Andrea, 29 years old

In July of 2004, less than 2 weeks before my 26th birthday, I was diagnosed with cervical cancer. I had adenosquamous carcinoma. I was given about 2 weeks to decide what I wanted to do. My choices were to have a radical hysterectomy or a radical trachelectomy (keeps uterus intact and pregnancy is still a possibility). I chose to travel quite far to try to save my ability to have children. Everything went very smoothly.

Two weeks after I came home, I got a call to tell me that my cancer had spread to my lymph nodes and the further treatments would be required. So my husband and I were directed to a wonderful fertility doctor and underwent a crazy fast fertility treatment. We froze eleven embryos in a 3 week process. I started chemo and radiation not long after. I had a low dose of chemo one day a week for 7 weeks and radiation 5 days a week for 6 weeks. After my first week of radiation my doctor made a lead block to put on my radiation plate. This block was positioned over the inside of my uterus. It kept the inside of my uterus from getting direct radiation from the top and bottom. However, my uterus got direct radiation from each side. The reason they put the extra block on was because they thought it might give me a slightly better chance of having my uterus work after completion of my treatments. My radiation doctor was not very positive about this. He told me several times that this was a long shot that wouldn’t work. I would be in complete menopause when I was finished with treatments. I did start menopause during treatments. I went through night sweats and hot flashes at the age of 26.
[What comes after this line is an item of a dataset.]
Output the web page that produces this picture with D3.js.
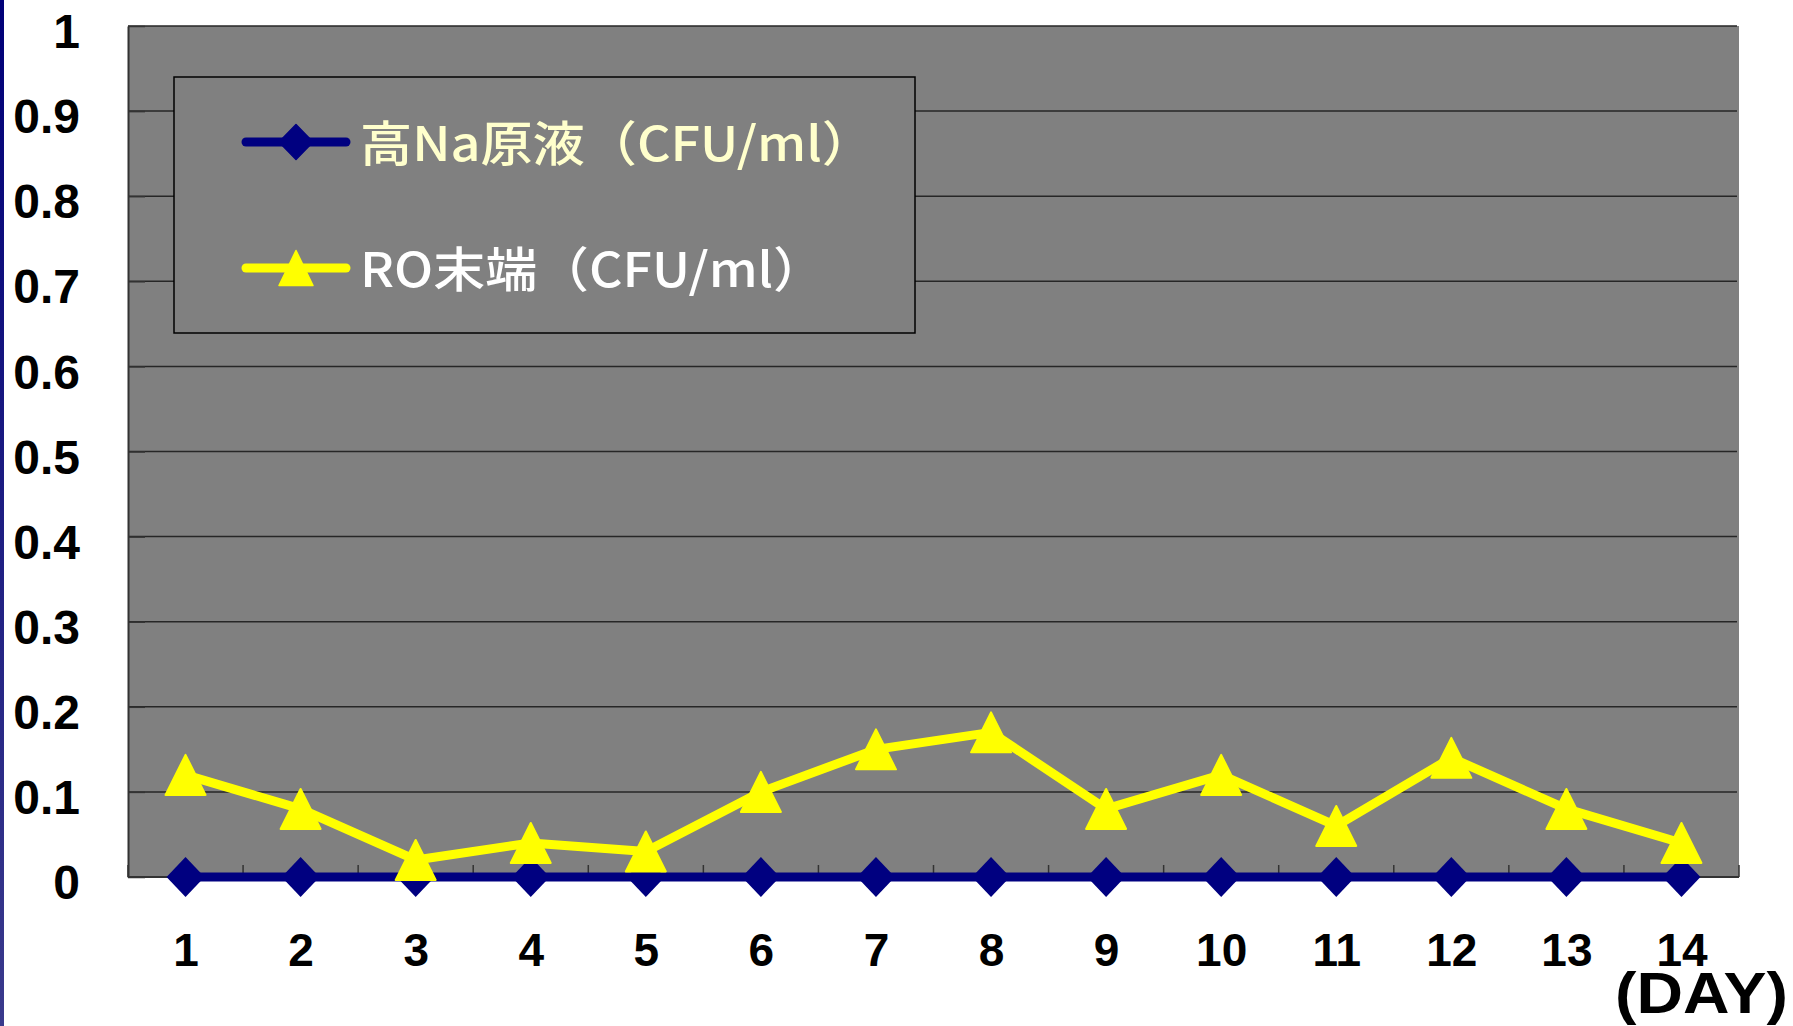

I finished my last treatment December 1, 2004. It was a very happy day! My oncologist wanted me to wait 3 years before going to see my fertility doctor to see what state my uterus was in. I went to see my fertility doctor in January of 2007. He also told me not to get my hopes up that my uterus would probably not work. He gave me high dose estrogen and to all of my doctors’ surprise I made a very good uterine lining. This meant that if my husband and I wanted to we could do an embryo transfer and see if I could get pregnant.

My husband and I went back and forth for a while about whether or not to try to get pregnant or to find a gestational carrier. We did a lot of praying and talking and going over everything the doctors had been telling us for the past 3 years. We decided since we had eleven embryos we would try once to see how things went. So in August of 2007 we decided to give it a try. They gave me high dose estrogen again and my uterus formed a great lining. My fertility doctor decided that he would only put in one embryo, because with my lack of cervix it would be too dangerous if more than one embryo implanted. I was very excited until I got the call from the embryologist. While trying to thaw my embryo for the implantation, 8 of my embryos broke during the thaw process. I only had 3 left. He said he had been doing this for over 20 years and had never seen that many embryos break, it is usually the other way around, 3 break and 8 are good to go. So I had to decide if I wanted to continue and keep trying or wait for a gestational carrier to try the remaining embryos. We decided to go ahead. Our logic was that it wouldn’t matter if the embryos were thawed now or later, if they were going to break they would break. Embryo number nine thawed beautifully and we did the implantation on August 17. We found out 2 weeks later that we were pregnant! It was still a very scary time. I was in a doctor’s office about once every two weeks if not more.

Everything was going great. We were getting very excited about our new little boy. At 23 weeks and 5 days my water broke. I went into the hospital hoping I would be there for a very long time. On January 15th, at exactly 24 weeks I had a c-section. The incision had to be a vertical cut because he was lying horizontally across my uterus. I had a uterine infection that also infected the baby. I showed no signs of any infection until after they took the baby. We named him Joshua. He was born at 1 lb 8 oz. He started out doing good, very hopeful. His infection was too much for him to fight though. He lived for about 13 hours. My husband I got to be with him as he was taken off of oxygen and passed away.

Loosing Josh is the hardest thing that has ever happened to us. I don’t regret the decisions that I made, on most days. A major frustration for me is that the doctors don’t know why any of this happened. They don’t know if my water breaking caused our infections or if our infections caused my water to break. Did the radiation or the cerclage have anything to do with the infection? Or was it just a uterine infection can happens sometimes?

The doctors don’t want me to try to carry again with everything that happened with this pregnancy. We have 2 embryos left and we are praying when the time comes that they will behave. I have a wonderful friend that has decided to carry for me. We have just started the process, but things look good so far. It is hard to know that no matter how prepared you think you are or what all you do to try to preserve fertility, there are no guarantees. It is so important to do everything possible before treatments to preserve fertility. You just never know what is going to happen and you can’t change your mind. It has been a very long hard road, but having caring, hopeful doctors and wonderful friends and family have helped make things a little easier.